_INSTRUCTIONS FOR THE TASK_
Below are some records. Retype exactly the lines from the one containing "Emit a web page" through the one containing "const r2Pos = [26.5, 80];", both included, skipping every picture.

[Source code of charts]
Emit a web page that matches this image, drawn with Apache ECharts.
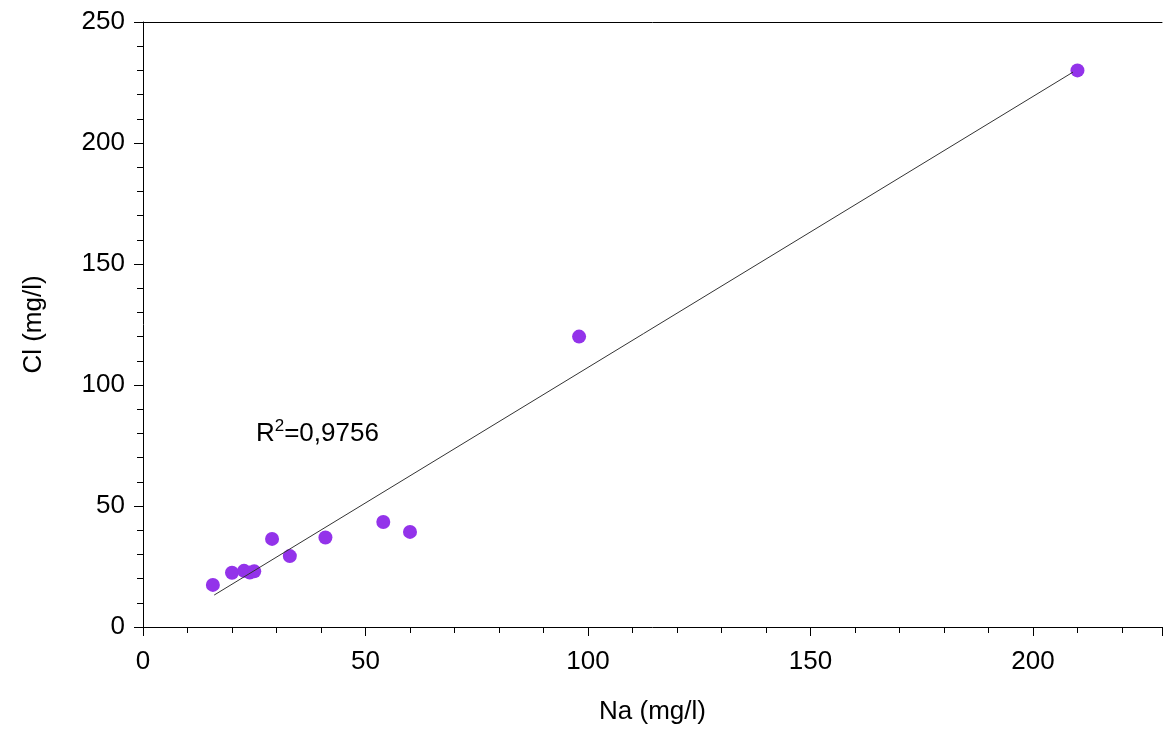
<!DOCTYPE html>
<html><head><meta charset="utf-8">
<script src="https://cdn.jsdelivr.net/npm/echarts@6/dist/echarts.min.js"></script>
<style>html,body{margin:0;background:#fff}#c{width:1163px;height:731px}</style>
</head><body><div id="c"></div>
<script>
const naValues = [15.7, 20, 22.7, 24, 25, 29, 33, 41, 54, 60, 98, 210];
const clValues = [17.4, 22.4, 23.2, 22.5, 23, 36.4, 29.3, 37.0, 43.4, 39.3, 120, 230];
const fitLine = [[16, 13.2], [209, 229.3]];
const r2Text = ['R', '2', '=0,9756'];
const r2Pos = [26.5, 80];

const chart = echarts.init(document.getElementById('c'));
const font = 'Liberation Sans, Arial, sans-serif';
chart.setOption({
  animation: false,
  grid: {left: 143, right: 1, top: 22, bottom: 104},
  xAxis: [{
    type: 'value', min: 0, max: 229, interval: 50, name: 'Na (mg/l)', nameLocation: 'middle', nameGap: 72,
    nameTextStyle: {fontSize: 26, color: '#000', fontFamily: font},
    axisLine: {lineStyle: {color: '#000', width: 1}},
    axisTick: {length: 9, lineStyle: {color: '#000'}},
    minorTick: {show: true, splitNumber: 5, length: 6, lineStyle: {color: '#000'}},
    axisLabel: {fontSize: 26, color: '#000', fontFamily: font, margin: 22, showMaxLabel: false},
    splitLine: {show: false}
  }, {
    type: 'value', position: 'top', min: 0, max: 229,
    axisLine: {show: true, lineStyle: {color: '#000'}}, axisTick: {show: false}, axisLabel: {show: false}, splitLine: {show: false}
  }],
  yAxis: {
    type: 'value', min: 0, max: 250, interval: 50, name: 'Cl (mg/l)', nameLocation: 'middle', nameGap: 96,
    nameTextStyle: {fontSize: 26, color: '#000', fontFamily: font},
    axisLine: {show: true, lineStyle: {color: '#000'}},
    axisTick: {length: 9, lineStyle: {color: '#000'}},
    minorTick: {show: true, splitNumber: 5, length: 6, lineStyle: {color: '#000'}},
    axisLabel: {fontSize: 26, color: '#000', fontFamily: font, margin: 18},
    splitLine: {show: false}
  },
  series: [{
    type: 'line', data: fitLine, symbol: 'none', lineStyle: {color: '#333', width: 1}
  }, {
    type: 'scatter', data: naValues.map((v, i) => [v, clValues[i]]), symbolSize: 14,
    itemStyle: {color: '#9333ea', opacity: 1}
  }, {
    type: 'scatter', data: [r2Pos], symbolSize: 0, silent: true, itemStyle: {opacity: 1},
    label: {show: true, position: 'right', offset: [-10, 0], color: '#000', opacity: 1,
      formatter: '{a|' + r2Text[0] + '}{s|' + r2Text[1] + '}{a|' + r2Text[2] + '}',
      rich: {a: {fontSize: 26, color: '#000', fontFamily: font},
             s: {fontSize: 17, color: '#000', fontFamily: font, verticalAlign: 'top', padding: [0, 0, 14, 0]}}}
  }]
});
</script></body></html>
* * *
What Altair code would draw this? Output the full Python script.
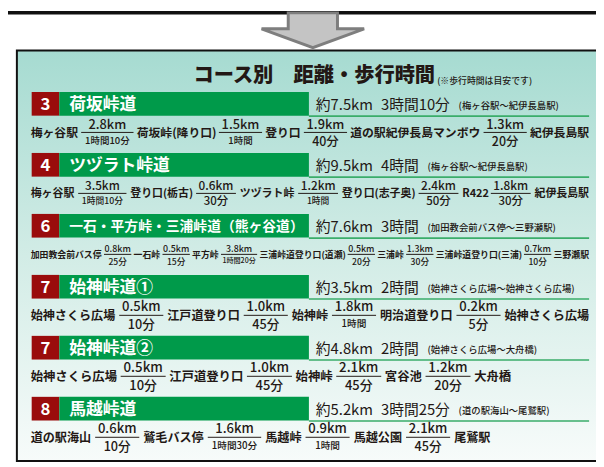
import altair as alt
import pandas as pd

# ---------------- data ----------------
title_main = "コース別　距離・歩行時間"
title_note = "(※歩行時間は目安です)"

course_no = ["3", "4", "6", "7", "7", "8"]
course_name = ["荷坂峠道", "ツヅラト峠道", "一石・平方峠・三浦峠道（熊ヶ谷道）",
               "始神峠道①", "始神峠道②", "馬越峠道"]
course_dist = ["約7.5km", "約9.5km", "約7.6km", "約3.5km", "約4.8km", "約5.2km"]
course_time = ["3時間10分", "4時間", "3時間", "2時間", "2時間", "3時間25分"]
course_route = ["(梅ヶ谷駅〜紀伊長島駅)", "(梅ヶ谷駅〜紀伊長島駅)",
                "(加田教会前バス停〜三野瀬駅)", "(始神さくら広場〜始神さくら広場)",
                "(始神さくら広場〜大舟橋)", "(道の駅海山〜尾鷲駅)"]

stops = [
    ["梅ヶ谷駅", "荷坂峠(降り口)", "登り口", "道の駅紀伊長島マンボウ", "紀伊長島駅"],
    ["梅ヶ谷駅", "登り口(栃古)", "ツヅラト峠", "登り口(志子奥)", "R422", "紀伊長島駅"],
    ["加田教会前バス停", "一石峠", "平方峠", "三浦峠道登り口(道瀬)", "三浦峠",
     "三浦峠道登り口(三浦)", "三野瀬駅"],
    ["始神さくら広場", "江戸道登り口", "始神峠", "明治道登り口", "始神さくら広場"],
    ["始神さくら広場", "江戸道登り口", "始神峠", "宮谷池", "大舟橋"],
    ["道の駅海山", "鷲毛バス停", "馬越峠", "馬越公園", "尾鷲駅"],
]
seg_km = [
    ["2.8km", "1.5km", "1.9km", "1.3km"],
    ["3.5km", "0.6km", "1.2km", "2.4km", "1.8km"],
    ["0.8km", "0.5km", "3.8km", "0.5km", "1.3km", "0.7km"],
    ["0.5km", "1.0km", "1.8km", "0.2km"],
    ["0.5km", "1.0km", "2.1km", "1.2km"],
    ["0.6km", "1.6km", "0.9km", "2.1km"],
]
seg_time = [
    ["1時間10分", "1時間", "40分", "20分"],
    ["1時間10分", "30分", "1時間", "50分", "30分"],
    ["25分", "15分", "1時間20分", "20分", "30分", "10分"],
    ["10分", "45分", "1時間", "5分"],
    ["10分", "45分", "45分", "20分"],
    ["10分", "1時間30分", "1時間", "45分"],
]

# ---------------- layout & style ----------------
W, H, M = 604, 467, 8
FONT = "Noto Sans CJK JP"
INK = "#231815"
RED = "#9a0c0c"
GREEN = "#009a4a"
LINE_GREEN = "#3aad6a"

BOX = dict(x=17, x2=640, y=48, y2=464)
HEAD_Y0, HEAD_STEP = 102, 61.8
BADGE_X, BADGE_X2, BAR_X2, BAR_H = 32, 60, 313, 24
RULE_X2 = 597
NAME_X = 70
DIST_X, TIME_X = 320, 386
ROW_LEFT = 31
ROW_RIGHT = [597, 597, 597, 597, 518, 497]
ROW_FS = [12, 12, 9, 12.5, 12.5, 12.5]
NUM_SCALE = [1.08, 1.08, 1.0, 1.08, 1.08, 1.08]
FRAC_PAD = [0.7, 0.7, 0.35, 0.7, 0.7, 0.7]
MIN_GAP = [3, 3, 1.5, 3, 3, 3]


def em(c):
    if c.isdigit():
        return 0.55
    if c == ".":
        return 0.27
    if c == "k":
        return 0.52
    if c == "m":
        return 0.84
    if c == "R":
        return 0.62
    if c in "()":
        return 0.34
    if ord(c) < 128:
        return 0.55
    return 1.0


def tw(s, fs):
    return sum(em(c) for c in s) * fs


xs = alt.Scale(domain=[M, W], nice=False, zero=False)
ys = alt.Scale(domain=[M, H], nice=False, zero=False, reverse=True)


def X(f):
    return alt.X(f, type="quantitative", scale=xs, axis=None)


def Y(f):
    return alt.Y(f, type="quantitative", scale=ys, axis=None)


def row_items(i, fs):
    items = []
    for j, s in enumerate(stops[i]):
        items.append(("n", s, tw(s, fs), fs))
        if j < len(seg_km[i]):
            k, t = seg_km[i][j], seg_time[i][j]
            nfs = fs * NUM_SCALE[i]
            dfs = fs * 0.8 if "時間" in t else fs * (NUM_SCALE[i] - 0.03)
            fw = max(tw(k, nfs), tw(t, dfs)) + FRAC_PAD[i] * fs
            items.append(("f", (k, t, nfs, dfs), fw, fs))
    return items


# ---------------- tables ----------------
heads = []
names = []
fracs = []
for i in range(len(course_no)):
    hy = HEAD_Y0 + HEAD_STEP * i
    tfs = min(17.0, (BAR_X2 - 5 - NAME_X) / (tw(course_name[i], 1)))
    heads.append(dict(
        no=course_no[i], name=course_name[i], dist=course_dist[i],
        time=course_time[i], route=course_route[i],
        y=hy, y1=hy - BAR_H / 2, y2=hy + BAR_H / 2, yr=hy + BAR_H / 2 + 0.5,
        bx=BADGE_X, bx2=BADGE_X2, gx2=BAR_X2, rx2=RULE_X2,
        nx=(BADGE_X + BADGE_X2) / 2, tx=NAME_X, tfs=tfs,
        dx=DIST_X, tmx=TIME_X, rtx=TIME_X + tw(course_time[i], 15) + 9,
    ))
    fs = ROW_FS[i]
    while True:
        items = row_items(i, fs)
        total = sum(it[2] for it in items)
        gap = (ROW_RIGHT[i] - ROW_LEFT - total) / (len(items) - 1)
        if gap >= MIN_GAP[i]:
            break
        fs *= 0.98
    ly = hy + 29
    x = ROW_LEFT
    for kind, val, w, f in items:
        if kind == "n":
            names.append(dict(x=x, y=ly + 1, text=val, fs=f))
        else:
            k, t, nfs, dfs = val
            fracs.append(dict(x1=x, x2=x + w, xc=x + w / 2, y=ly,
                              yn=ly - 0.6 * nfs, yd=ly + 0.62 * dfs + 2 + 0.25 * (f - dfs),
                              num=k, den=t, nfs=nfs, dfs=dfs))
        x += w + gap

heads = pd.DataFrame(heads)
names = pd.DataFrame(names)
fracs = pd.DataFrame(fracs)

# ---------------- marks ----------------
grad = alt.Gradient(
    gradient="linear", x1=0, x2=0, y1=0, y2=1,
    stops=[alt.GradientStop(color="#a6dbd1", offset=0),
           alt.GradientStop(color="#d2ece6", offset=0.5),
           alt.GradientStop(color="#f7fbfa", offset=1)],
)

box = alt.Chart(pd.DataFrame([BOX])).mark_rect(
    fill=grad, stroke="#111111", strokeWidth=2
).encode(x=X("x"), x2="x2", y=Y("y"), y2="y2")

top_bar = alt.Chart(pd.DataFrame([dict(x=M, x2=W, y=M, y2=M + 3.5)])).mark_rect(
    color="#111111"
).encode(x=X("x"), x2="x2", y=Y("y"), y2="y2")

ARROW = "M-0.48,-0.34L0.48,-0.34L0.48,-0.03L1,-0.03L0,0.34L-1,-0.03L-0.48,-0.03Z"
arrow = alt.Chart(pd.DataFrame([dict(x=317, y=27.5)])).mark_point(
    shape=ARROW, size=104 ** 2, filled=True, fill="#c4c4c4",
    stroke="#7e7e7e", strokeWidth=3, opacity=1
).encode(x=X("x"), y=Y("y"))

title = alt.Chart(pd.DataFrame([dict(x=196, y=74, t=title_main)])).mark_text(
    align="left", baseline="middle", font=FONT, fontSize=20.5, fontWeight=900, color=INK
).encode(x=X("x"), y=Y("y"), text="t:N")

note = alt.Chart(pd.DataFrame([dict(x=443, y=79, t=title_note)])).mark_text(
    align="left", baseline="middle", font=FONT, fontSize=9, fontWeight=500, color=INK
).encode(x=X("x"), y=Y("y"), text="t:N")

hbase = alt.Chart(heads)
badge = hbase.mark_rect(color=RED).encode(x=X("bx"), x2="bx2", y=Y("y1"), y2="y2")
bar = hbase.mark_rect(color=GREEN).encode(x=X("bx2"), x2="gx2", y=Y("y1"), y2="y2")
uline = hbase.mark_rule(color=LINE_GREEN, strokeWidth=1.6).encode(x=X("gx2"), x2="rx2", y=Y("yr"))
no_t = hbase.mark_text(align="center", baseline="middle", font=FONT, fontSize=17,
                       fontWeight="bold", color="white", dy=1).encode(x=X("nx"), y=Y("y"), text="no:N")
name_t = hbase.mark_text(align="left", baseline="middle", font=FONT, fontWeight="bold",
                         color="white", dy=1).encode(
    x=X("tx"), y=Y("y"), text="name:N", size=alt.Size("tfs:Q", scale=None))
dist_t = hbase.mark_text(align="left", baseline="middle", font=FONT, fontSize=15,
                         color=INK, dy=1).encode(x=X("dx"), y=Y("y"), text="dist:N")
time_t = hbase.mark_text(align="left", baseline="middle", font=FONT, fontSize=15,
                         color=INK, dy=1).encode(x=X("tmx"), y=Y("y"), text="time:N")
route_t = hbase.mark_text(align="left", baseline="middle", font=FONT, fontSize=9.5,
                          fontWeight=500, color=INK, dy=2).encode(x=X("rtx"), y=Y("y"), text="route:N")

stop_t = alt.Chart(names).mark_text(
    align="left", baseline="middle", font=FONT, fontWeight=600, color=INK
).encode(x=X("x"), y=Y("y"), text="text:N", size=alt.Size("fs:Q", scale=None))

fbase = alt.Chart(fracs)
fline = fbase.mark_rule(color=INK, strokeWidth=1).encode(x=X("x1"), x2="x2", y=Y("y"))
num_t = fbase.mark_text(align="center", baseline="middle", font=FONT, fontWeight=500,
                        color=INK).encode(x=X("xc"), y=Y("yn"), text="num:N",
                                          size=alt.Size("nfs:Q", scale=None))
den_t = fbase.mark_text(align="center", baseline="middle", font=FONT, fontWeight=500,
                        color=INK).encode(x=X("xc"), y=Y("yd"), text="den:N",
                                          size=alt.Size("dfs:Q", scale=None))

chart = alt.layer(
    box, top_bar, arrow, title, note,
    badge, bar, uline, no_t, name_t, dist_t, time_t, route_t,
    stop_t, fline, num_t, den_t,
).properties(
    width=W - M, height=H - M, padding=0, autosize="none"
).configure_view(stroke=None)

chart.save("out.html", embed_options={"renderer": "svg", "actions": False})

_COMPLETE OUTPUT_
Emit a web page that matches this image, drawn with Apache ECharts.
<!DOCTYPE html>
<html><head><meta charset="utf-8">
<script src="https://cdn.jsdelivr.net/npm/echarts@6/dist/echarts.min.js"></script>
<style>html,body{margin:0;background:#fff}#c{width:1163px;height:731px}</style>
</head><body><div id="c"></div>
<script>
const naValues = [15.7, 20, 22.7, 24, 25, 29, 33, 41, 54, 60, 98, 210];
const clValues = [17.4, 22.4, 23.2, 22.5, 23, 36.4, 29.3, 37.0, 43.4, 39.3, 120, 230];
const fitLine = [[16, 13.2], [209, 229.3]];
const r2Text = ['R', '2', '=0,9756'];
const r2Pos = [26.5, 80];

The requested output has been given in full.